Ban Ki-Moon has issued an urgent appeal for more funding to tackle the Ebola crisis after revealing a trust fund set up to raise $1 billion has received just $100,000 (£62,000) so far.

The UN Chief said some countries who were able to provide financial support to the UN Ebola response have failed to do so, while other donors were already overstretched.

It is time for countries who “really have the capacity” to provide financial and other logistical support, Mr Ban told a conference.

The UN Office for the Coordination of Humanitarian Affairs said on 16 September that $988 million (£615 million) is needed to tackle the deadly virus over the next six months.

Since then $365 million (£227 million) has been committed to stop Ebola in Liberia, Sierra Leone and Guinea, which have been hit hardest by the epidemic.

Nearly all that money was donated directly to UN agencies and non-profits working in West Africa.

Meanwhile, just $100,000 was paid by Colombia into the trust fund set up by Mr Ban, according to UN records.

Mr Ban’s criticism of the international response to the outbreak comes after the World Health Organisation projected the pace of infections accelerating in West Africa to as many as 10,000 new cases per week.

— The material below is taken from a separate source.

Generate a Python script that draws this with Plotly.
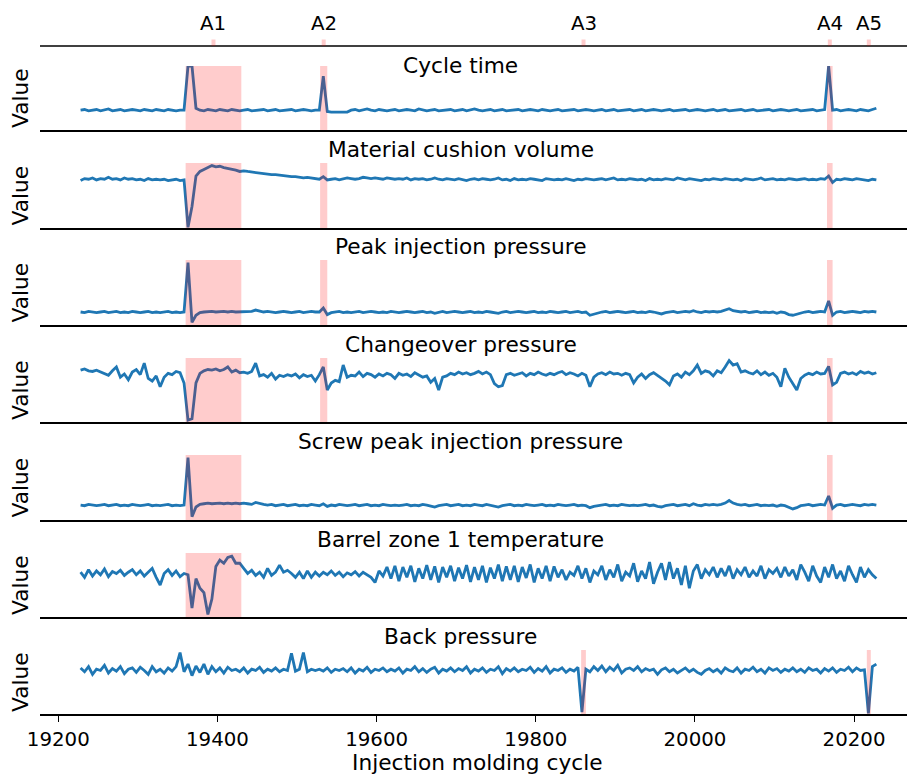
import plotly.graph_objects as go

# ---------------- data ----------------
cycles = list(range(19228, 20229, 5))  # injection molding cycle numbers (201 samples)

panel_titles = ["Cycle time", "Material cushion volume", "Peak injection pressure",
                "Changeover pressure", "Screw peak injection pressure",
                "Barrel zone 1 temperature", "Back pressure"]

cycle_time = [
    31,32,30,31,32,30,31,33,30,31,32,30,31,32,31,30,32,31,30,32,
    31,30,32,31,30,31,31,100,100,34,31,30,32,31,30,32,31,30,32,31,
    30,31,32,30,31,31,32,30,31,32,30,31,31,32,30,31,32,31,30,31,
    31,84,29,28,28,28,28,28,31,32,30,31,33,31,30,32,31,30,31,32,
    30,31,32,31,30,33,31,30,31,32,30,31,31,32,30,31,32,30,31,33,
    31,30,31,32,30,31,32,30,31,31,32,30,31,32,31,30,32,31,30,31,
    32,30,31,31,32,30,31,32,31,30,31,32,30,31,32,30,31,31,32,30,
    31,32,30,31,32,31,30,31,32,30,31,31,32,30,31,32,31,30,31,32,
    30,31,32,30,31,31,32,30,31,32,30,31,31,32,30,31,32,31,30,31,
    32,30,31,31,32,30,31,32,100,31,32,30,31,32,31,30,32,31,30,32,34]

cushion_volume = [
    73,76,75,77,74,76,75,78,75,76,74,77,75,76,74,75,73,76,74,75,
    74,75,73,74,75,73,74,1,33,80,87,90,93,96,94,95,93,92,90,89,
    87,88,87,86,86,85,84,83,82,82,81,80,80,79,79,78,77,78,77,76,
    75,79,74,75,76,74,75,77,76,75,76,78,77,76,77,76,75,77,76,75,
    76,75,77,74,76,75,76,74,75,77,75,74,76,75,74,76,75,73,75,76,
    74,76,75,74,75,77,74,75,73,76,74,75,74,76,75,74,73,76,75,74,
    75,74,76,75,73,75,74,76,75,74,75,76,74,75,77,74,75,74,76,75,
    74,75,73,76,74,75,74,76,75,74,77,75,74,76,75,74,73,75,74,76,
    75,74,76,75,74,75,73,76,75,74,75,77,74,75,76,74,75,74,76,75,
    74,75,76,74,75,74,76,75,80,70,75,74,76,75,74,76,75,74,73,75,74]

peak_injection = [
    20,19,21,20,19,20,21,19,20,21,19,20,19,21,20,19,20,21,19,20,
    19,20,21,19,20,19,20,96,4,15,19,20,21,21,20,21,21,20,21,20,
    20,21,20,21,23,22,20,21,20,19,20,21,20,19,20,21,19,20,21,20,
    20,26,16,19,20,21,19,20,19,20,21,19,20,21,20,19,20,19,21,20,
    19,20,21,20,19,20,21,19,20,18,20,21,19,20,21,20,19,20,21,19,
    20,19,21,20,19,18,20,21,19,20,21,20,19,20,21,19,20,19,21,20,
    19,20,21,19,20,21,19,20,15,17,19,20,21,19,20,21,20,19,20,21,
    19,20,19,21,20,18,17,19,20,21,19,20,21,20,22,20,19,21,20,21,
    20,21,23,25,22,21,20,21,19,20,21,19,20,19,20,18,20,19,16,15,
    17,19,20,21,19,20,21,20,37,15,20,21,19,20,21,20,19,21,20,21,20]

changeover = [
    81,83,80,79,81,78,76,73,80,86,70,75,66,78,82,74,92,68,64,72,
    55,70,76,74,79,77,61,3,5,61,76,80,82,81,83,80,82,86,78,81,
    77,78,76,79,92,72,74,70,76,67,73,71,74,72,75,69,74,71,73,64,
    74,86,50,61,65,63,89,70,73,72,78,71,76,74,70,75,72,76,74,68,
    76,73,75,71,77,74,70,72,62,68,50,70,72,76,74,78,75,77,74,76,
    79,75,78,74,60,55,57,74,76,73,75,77,72,76,74,78,75,73,76,74,
    77,79,74,77,75,72,76,73,55,70,75,77,74,78,75,76,73,76,74,61,
    70,75,68,74,77,73,69,64,58,72,75,70,78,74,80,89,76,80,78,72,
    80,77,86,96,89,91,78,80,77,75,80,74,78,73,76,70,55,84,70,60,
    50,68,73,76,74,78,75,76,87,58,62,76,78,75,77,74,79,76,78,75,77]

screw_peak = [
    23,22,24,23,22,23,24,22,23,24,22,23,22,24,23,22,23,24,22,23,
    22,23,24,22,23,22,23,96,5,20,24,25,26,25,26,26,25,26,25,26,
    25,26,25,24,27,25,24,23,24,22,23,24,22,23,24,22,23,22,24,23,
    22,25,21,23,22,24,23,22,23,24,22,23,24,22,23,22,24,23,22,23,
    22,23,24,22,23,22,24,23,22,20,22,23,24,22,23,24,22,23,22,24,
    23,22,24,23,22,20,22,23,24,22,23,22,24,23,22,23,24,22,23,22,
    24,23,22,23,24,22,23,22,19,21,22,23,24,22,23,22,24,23,22,23,
    22,23,24,22,23,21,20,22,23,24,22,23,24,22,25,23,22,24,23,24,
    23,24,26,30,26,24,23,24,22,23,24,22,23,22,23,21,23,22,19,17,
    19,22,23,24,22,23,24,23,37,18,23,24,22,23,24,23,22,24,23,24,23]

barrel_temp = [
    70,62,74,64,72,66,75,63,71,68,73,65,70,74,66,72,64,70,76,62,
    50,68,74,65,72,63,68,66,14,60,45,38,4,28,79,89,84,93,95,84,
    84,76,68,73,65,70,62,76,65,70,81,70,73,68,62,70,60,72,62,70,
    64,70,66,72,65,70,63,69,66,71,64,70,66,62,54,72,64,78,60,80,
    56,78,62,80,55,76,60,81,58,79,54,78,62,80,56,77,60,81,55,78,
    58,80,54,77,60,82,56,79,58,80,55,78,61,82,54,76,60,80,56,79,
    62,74,58,70,65,80,60,76,54,72,66,80,58,74,62,82,56,70,64,84,
    55,72,60,86,52,70,84,58,86,60,76,50,80,45,72,82,60,74,66,78,
    62,76,64,80,60,74,66,78,62,72,64,80,60,74,68,76,62,78,64,74,
    58,82,70,56,80,64,54,78,62,82,60,72,56,80,66,54,78,62,74,66,60]

back_pressure = [
    72,66,74,62,70,68,76,64,71,67,74,63,70,72,65,73,68,62,74,66,
    70,64,72,67,74,96,66,78,60,75,65,78,62,74,66,72,64,73,68,70,
    66,72,64,70,68,73,65,70,67,72,66,70,68,95,67,70,96,66,70,68,
    70,67,72,65,70,68,71,66,72,64,70,67,73,65,70,68,72,66,70,67,
    72,64,70,68,74,66,71,65,70,73,64,70,67,72,66,71,68,74,64,70,
    67,72,65,70,68,74,63,71,67,72,66,70,68,73,65,71,67,74,64,70,
    68,72,65,70,67,73,3,70,66,74,68,75,66,73,68,76,64,70,72,68,
    74,66,71,68,70,62,69,72,66,70,64,68,72,66,70,65,62,68,71,66,
    70,64,72,68,66,72,64,70,68,73,66,70,64,72,68,71,65,70,67,72,
    66,70,65,72,68,70,64,71,67,72,65,70,68,73,66,72,68,69,1,74,78]

anomaly_labels = ["A1", "A2", "A3", "A4", "A5"]
anomaly_start = [19360, 19529, 19857, 20166, 20216]
anomaly_end = [19430, 19538, 19863, 20173, 20221]
# which panels (0-based) each anomaly is highlighted in
anomaly_panels = [[0, 1, 2, 3, 4, 5], [0, 1, 2, 3], [6], [0, 1, 2, 3, 4], [6]]

x_tick_values = [19200, 19400, 19600, 19800, 20000, 20200]

series = [cycle_time, cushion_volume, peak_injection, changeover,
          screw_peak, barrel_temp, back_pressure]
for s in series:
    assert len(s) == len(cycles), len(s)

# ---------------- layout geometry ----------------
W, H = 908, 776
tops = [66, 163, 260, 358, 455, 553, 650]
bottoms = [130, 228, 325, 422, 520, 617, 714]
title_y = [65, 149, 246, 344, 441, 539, 636]
FONT = "DejaVu Sans"
FS_BIG = 21.7
FS_TICK = 19.8
BLUE = "#1f77b4"
SHADE = "rgba(255,0,0,0.2)"
XRANGE = [19177.0, 20266.5]

def px(x):
    return x / W

def py(y):
    return 1 - y / H

fig = go.Figure()
layout = dict(
    width=W, height=H,
    margin=dict(l=0, r=0, t=0, b=0, pad=0, autoexpand=False),
    paper_bgcolor="white", plot_bgcolor="white",
    font=dict(family=FONT, size=FS_TICK, color="black"),
    showlegend=False,
)

shapes = []
annotations = []
n_panels = len(series)
for k, vals in enumerate(series):
    n = k + 1
    xa = "x" if n == 1 else f"x{n}"
    ya = "y" if n == 1 else f"y{n}"
    fig.add_trace(go.Scatter(x=cycles, y=vals, mode="lines",
                             line=dict(color=BLUE, width=2.8),
                             xaxis=xa, yaxis=ya, hoverinfo="skip"))
    is_bottom = (k == n_panels - 1)
    xaxis = dict(domain=[px(40), px(907)], range=XRANGE, anchor=ya,
                 showline=True, linecolor="black", linewidth=1.5,
                 showgrid=False, zeroline=False, automargin=False,
                 showticklabels=is_bottom,
                 ticks="outside" if is_bottom else "",
                 tickvals=x_tick_values if is_bottom else None,
                 tickformat="d",
                 ticklen=6, tickwidth=1.3, tickcolor="black",
                 tickfont=dict(family=FONT, size=FS_TICK, color="black"))
    if n > 1:
        xaxis["matches"] = "x"
    yaxis = dict(domain=[py(bottoms[k]), py(tops[k])], range=[0, 100], anchor=xa,
                 showline=False, showgrid=False, zeroline=False, automargin=False,
                 showticklabels=False, ticks="")
    layout["xaxis" if n == 1 else f"xaxis{n}"] = xaxis
    layout["yaxis" if n == 1 else f"yaxis{n}"] = yaxis

    # panel title
    annotations.append(dict(text=panel_titles[k], xref="paper", yref="paper",
                            x=px(460.5), y=py(title_y[k]), xanchor="center",
                            yanchor="middle", showarrow=False,
                            font=dict(family=FONT, size=FS_BIG, color="black")))
    # y label
    annotations.append(dict(text="Value", xref="paper", yref="paper",
                            x=px(20), y=py((tops[k] + bottoms[k]) / 2),
                            xanchor="center", yanchor="middle", textangle=-90,
                            showarrow=False,
                            font=dict(family=FONT, size=FS_BIG, color="black")))

# anomaly shading (drawn above the lines, as in the reference)
for a, panels in enumerate(anomaly_panels):
    for k in panels:
        n = k + 1
        xa = "x" if n == 1 else f"x{n}"
        ya = "y" if n == 1 else f"y{n}"
        shapes.append(dict(type="rect", xref=xa, yref=f"{ya} domain",
                           x0=anomaly_start[a], x1=anomaly_end[a], y0=0, y1=1,
                           fillcolor=SHADE, line=dict(width=0), layer="above"))

# top anomaly axis: line, pink tick marks, labels
shapes.append(dict(type="line", xref="paper", yref="paper",
                   x0=px(40), x1=px(907), y0=py(46), y1=py(46),
                   line=dict(color="black", width=1.5)))
for a, lab in enumerate(anomaly_labels):
    centre = (anomaly_start[a] + anomaly_end[a]) / 2
    shapes.append(dict(type="line", xref="x", yref="paper",
                       x0=centre, x1=centre, y0=py(46), y1=py(39.5),
                       line=dict(color=SHADE, width=4)))
    annotations.append(dict(text=lab, xref="x", yref="paper", x=centre,
                            y=py(23), xanchor="center", yanchor="middle",
                            showarrow=False,
                            font=dict(family=FONT, size=FS_TICK, color="black")))

# x-axis title
annotations.append(dict(text="Injection molding cycle", xref="paper", yref="paper",
                        x=px(477), y=py(762), xanchor="center", yanchor="middle",
                        showarrow=False,
                        font=dict(family=FONT, size=FS_BIG, color="black")))

layout["shapes"] = shapes
layout["annotations"] = annotations
fig.update_layout(**layout)

fig.write_html("out.html")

Anthony Banbury, a UN official co-ordinating the response to the crisis, also urged the world to step up its reaction, warning earlier this week: "Ebola got a head start on us, is far ahead of us, is running faster than us and is winning the race."

Dr David Nabarro, who is heading the UN response to the Ebola crisis, said the trust fund was intended to offer flexibility in responding to a crisis “which every day brings new challenges”.

“It allows the areas of greatest need to be identified and funds to be directed accordingly,” he said.

Nearly 4,500 people have died from the worst Ebola outbreak on record, according to figures from the World Health Organisation, with confirmed, probable and suspected cases of Ebola reported in seven countries, including the United States.